The men prepare and bring lunches to Corpus Christi House each morning. They keep meal donations from Life’s Kitchen dated and rotated, ensuring that nobody is eating anything expired, then clean and wash the refrigerators and pick up trash from the shelter’s back end, where they serve up to 150 meals each night to anyone in need. “My role is positive. People who come to that rope are grateful,” Chapman said. “They say thank you. You get a few rough ones. But you have to look at that individual who’s giving you a hard time and smile. You can’t let that get under your skin.”
Duin said, “We deal with people in all kinds of situations, but we do it with a smile and a hot meal. Most of them say thank you. They’re appreciative.”
The men clean the food trailer once a week from top to bottom. They powerwash the outdoor spaces and run security on Saturdays, all the while ensuring that morning staff has breakfast to serve on the weekends. “It’s 8 hours a day,” Duin said. “We might take a couple of cigarette breaks, but we just stay busy.”
Duin said it’s working in the food trailer that helped him back onto his feet. The job gave him purpose and a paycheck. “It allowed me to actually save money. I used to fly a sign. It was a complete 180-degree turnaround from what I was doing when I was on the street,” he said. “This is just that step higher.”
Chapman and Duin transitioned smoothly into their new home thanks to the help of the shelter community. A donor moving out of her house provided furniture, which Facility Director Buzz helped load into a moving truck and unpack at the new place. Both men said living at the Red Lion Hotel after starting part-time work through an Idaho Department of Labor grant prepared them for the responsibilities of taking care of a house, making relocating less overwhelming.
They discuss the comfort of having central AC and how nice it is to have an up-to-date washer and dryer. The friends take turns mowing the lawn, and Duin recently pruned the rose bushes. “I’m still getting used to it,” he said.
Both said their favorite part of having a house is the ability to control the environment they come home to each day, and they keep it clean.

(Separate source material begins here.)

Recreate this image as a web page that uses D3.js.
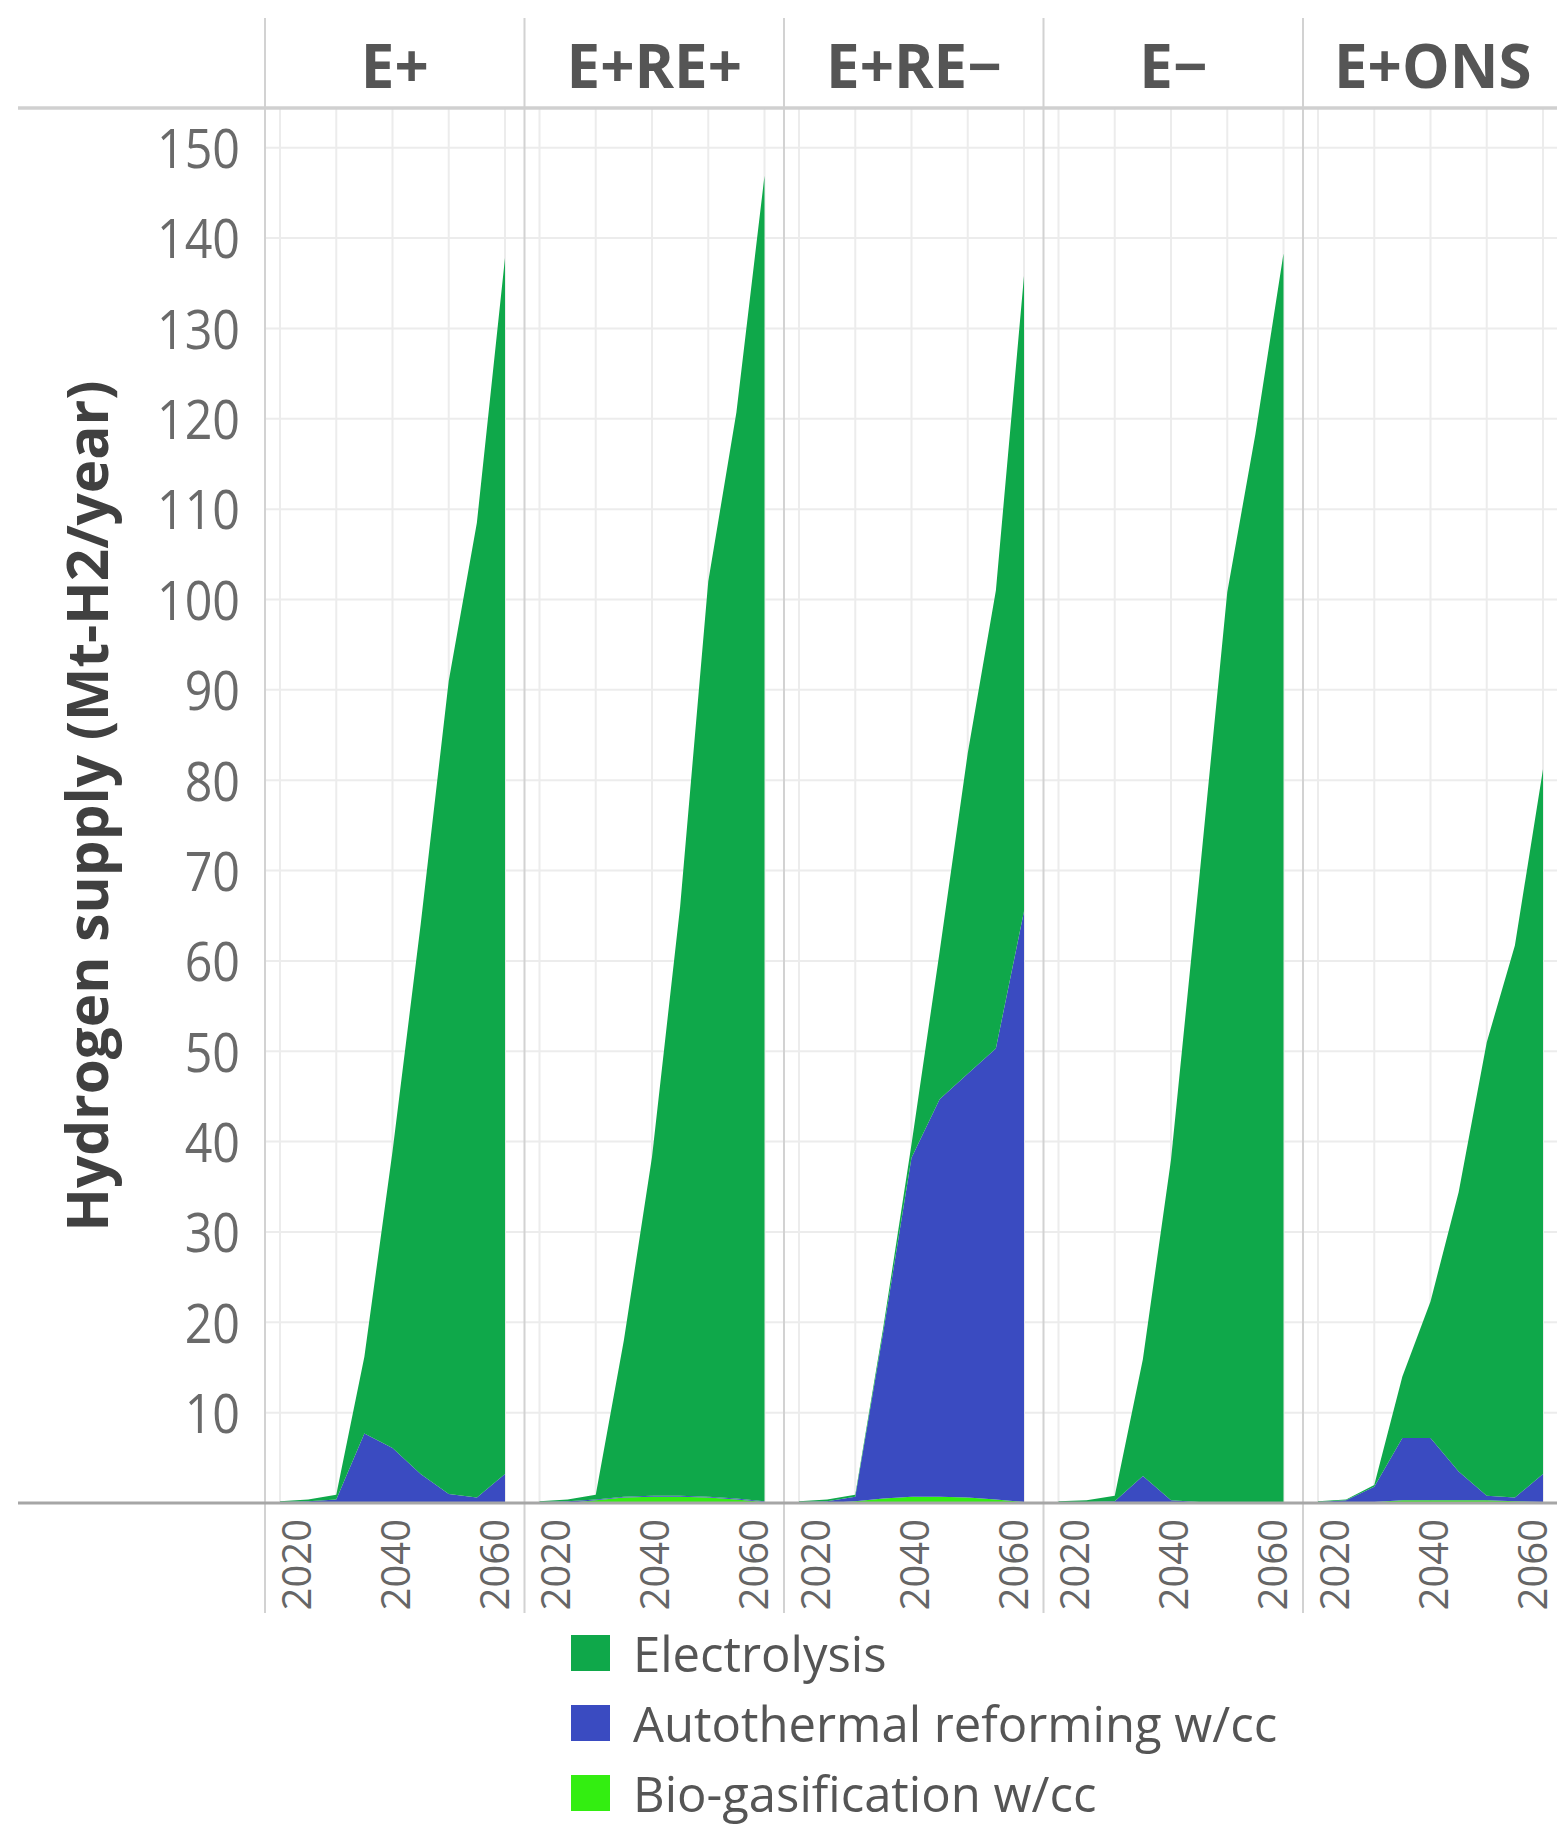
<!DOCTYPE html>
<html><head><meta charset="utf-8">
<script src="https://cdn.jsdelivr.net/npm/d3@7"></script>
<style>
body{margin:0;background:#fff}
svg{display:block}
text{font-family:"Open Sans","Noto Sans",sans-serif}
</style>
</head><body>
<svg id="c" width="1557" height="1840"></svg>
<script>
// ---------- data ----------
const years = [2020, 2025, 2030, 2035, 2040, 2045, 2050, 2055, 2060];
const scenarios = ["E+", "E+RE+", "E+RE−", "E−", "E+ONS"];
const seriesNames = ["Electrolysis", "Autothermal reforming w/cc", "Bio-gasification w/cc"];
const seriesColors = ["#0fa84a", "#3a4bc1", "#33ee11"];
const yTickValues = [10, 20, 30, 40, 50, 60, 70, 80, 90, 100, 110, 120, 130, 140, 150];
const xTickValues = [2020, 2040, 2060];
const xGridValues = [2020, 2030, 2040, 2050, 2060];

// one row per scenario (same order as `scenarios`), one value per year
const electrolysis = [
  [0.1, 0.2, 0.5, 8.5, 32.8, 60.8, 90.0, 107.9, 134.6],
  [0.1, 0.2, 0.5, 17.3, 37.5, 65.2, 101.3, 120.2, 146.7],
  [0.1, 0.2, 0.2, 0.5, 1.5, 16.3, 35.5, 50.7, 70.3],
  [0.1, 0.2, 0.6, 12.9, 37.7, 68.9, 100.7, 118.2, 138.2],
  [0.1, 0.1, 0.2, 6.8, 15.1, 30.9, 50.2, 61.1, 78.0]
];
const autothermal = [
  [0.1, 0.2, 0.3, 7.6, 6.0, 3.1, 0.9, 0.5, 3.1],
  [0.1, 0.2, 0.1, 0.1, 0.1, 0.1, 0.1, 0.1, 0.1],
  [0.1, 0.2, 0.5, 18.5, 37.5, 44.0, 46.9, 49.9, 65.4],
  [0.1, 0.1, 0.2, 3.0, 0.3, 0.1, 0.1, 0.1, 0.1],
  [0.1, 0.3, 1.7, 6.9, 6.9, 3.2, 0.5, 0.4, 3.1]
];
const bioGasification = [
  [0, 0, 0.1, 0.1, 0.1, 0.1, 0.1, 0.1, 0.1],
  [0, 0, 0.3, 0.6, 0.7, 0.7, 0.6, 0.4, 0.1],
  [0, 0, 0.2, 0.5, 0.7, 0.7, 0.6, 0.4, 0.1],
  [0, 0, 0, 0, 0, 0, 0, 0, 0],
  [0, 0, 0.1, 0.3, 0.3, 0.3, 0.3, 0.2, 0.1]
];

// ---------- layout ----------
const W = 1557, H = 1840;
const panelLeft0 = 265, panelW = 259.5;
const plotTop = 108, plotBottom = 1503;
const stripTop = 18, sepBottom = 1613, marginLeft = 18;

const svg = d3.select("#c");
svg.append("rect").attr("width", W).attr("height", H).attr("fill", "#fff");

const y = d3.scaleLinear().domain([0, 154.4]).range([plotBottom, plotTop]);
const keys = ["bio", "atr", "elec"];
const colorOf = {elec: seriesColors[0], atr: seriesColors[1], bio: seriesColors[2]};

scenarios.forEach((s, i) => {
  const x0 = panelLeft0 + i * panelW;
  const x = d3.scaleLinear().domain([2020, 2060]).range([x0 + 15, x0 + 240]);
  const xl = d3.scaleLinear().domain([2020, 2060]).range([x0 + 31, x0 + 229]);
  const g = svg.append("g");

  // grid
  g.selectAll("line.hg").data(yTickValues).join("line").attr("class", "hg")
    .attr("x1", x0).attr("x2", x0 + panelW)
    .attr("y1", d => y(d)).attr("y2", d => y(d))
    .attr("stroke", "#ececec").attr("stroke-width", 2);
  g.selectAll("line.vg").data(xGridValues).join("line").attr("class", "vg")
    .attr("x1", d => x(d)).attr("x2", d => x(d))
    .attr("y1", plotTop).attr("y2", plotBottom)
    .attr("stroke", "#ececec").attr("stroke-width", 2);

  // stacked areas
  const table = years.map((yr, j) => ({
    year: yr, bio: bioGasification[i][j], atr: autothermal[i][j], elec: electrolysis[i][j]
  }));
  const stacked = d3.stack().keys(keys)(table);
  const area = d3.area().x(d => x(d.data.year)).y0(d => y(d[0])).y1(d => y(d[1]));
  g.selectAll("path.a").data(stacked).join("path").attr("class", "a")
    .attr("d", area).attr("fill", d => colorOf[d.key]);

  // header label
  g.append("text").attr("x", x0 + panelW / 2).attr("y", 88)
    .attr("text-anchor", "middle").attr("font-size", 60).attr("font-weight", 700)
    .attr("fill", "#555").text(s);

  // x axis labels
  const ax = g.append("g").attr("transform", `translate(0,${plotBottom})`)
    .call(d3.axisBottom(xl).tickValues(xTickValues).tickFormat(d3.format("d")).tickSize(0));
  ax.select(".domain").remove();
  ax.selectAll("text")
    .attr("transform", "rotate(-90)")
    .attr("text-anchor", "end")
    .attr("x", -16).attr("y", 0).attr("dy", "0.35em")
    .attr("font-size", 40).attr("fill", "#666")
    .style("font-family", '"Open Sans", sans-serif');
});

// separators between panels
svg.append("g").selectAll("line").data(scenarios).join("line")
  .attr("x1", (d, i) => panelLeft0 + i * panelW).attr("x2", (d, i) => panelLeft0 + i * panelW)
  .attr("y1", stripTop).attr("y2", sepBottom)
  .attr("stroke", "#d2d2d2").attr("stroke-width", 2);

// header line and baseline
svg.append("line").attr("x1", marginLeft).attr("x2", W).attr("y1", plotTop).attr("y2", plotTop)
  .attr("stroke", "#d0d0d0").attr("stroke-width", 3.5);
svg.append("line").attr("x1", marginLeft).attr("x2", W).attr("y1", plotBottom).attr("y2", plotBottom)
  .attr("stroke", "#a6a6a6").attr("stroke-width", 3);

// y axis
const yAx = svg.append("g").attr("transform", "translate(242,0)")
  .call(d3.axisLeft(y).tickValues(yTickValues).tickSize(0).tickPadding(2));
yAx.select(".domain").remove();
yAx.selectAll("text")
  .attr("font-size", 55).attr("fill", "#6a6a6a").attr("dy", "0.36em")
  .style("font-family", '"Open Sans", sans-serif')
  .each(function () {
    const len = this.getComputedTextLength();
    d3.select(this).attr("textLength", len * 0.88).attr("lengthAdjust", "spacingAndGlyphs");
  });

// y title
svg.append("text")
  .attr("transform", "translate(88,806) rotate(-90)")
  .attr("text-anchor", "middle").attr("dy", "0.35em")
  .attr("font-size", 57).attr("font-weight", 700).attr("fill", "#404040")
  .attr("textLength", 851).attr("lengthAdjust", "spacingAndGlyphs")
  .text("Hydrogen supply (Mt-H2/year)");

// legend
const leg = svg.append("g").selectAll("g").data(seriesNames).join("g")
  .attr("transform", (d, k) => `translate(571,${1672 + k * 70})`);
leg.append("rect").attr("x", 0).attr("y", -37).attr("width", 39).attr("height", 36)
  .attr("fill", (d, k) => seriesColors[k]);
leg.append("text").attr("x", 62).attr("y", 0)
  .attr("font-size", 49).attr("fill", "#555").text(d => d);
</script>
</body></html>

Asked if they feel strong, both men answered, “Absolutely.”
“I’m just grateful to be sober,” Duin said. “Sometimes I can smell the alcohol coming through the window of the food trailer, and it’s just a reminder that wow, I was there once too. They just haven’t made it here yet. So I give them a hot meal and hope it will serve their purpose.”
Chapman said he would tell someone thinking about taking steps to recover, “The housing will come. Be patient and don’t rush this. It’s hard work. But I took the first step toward recovery, and everything just started to line up.”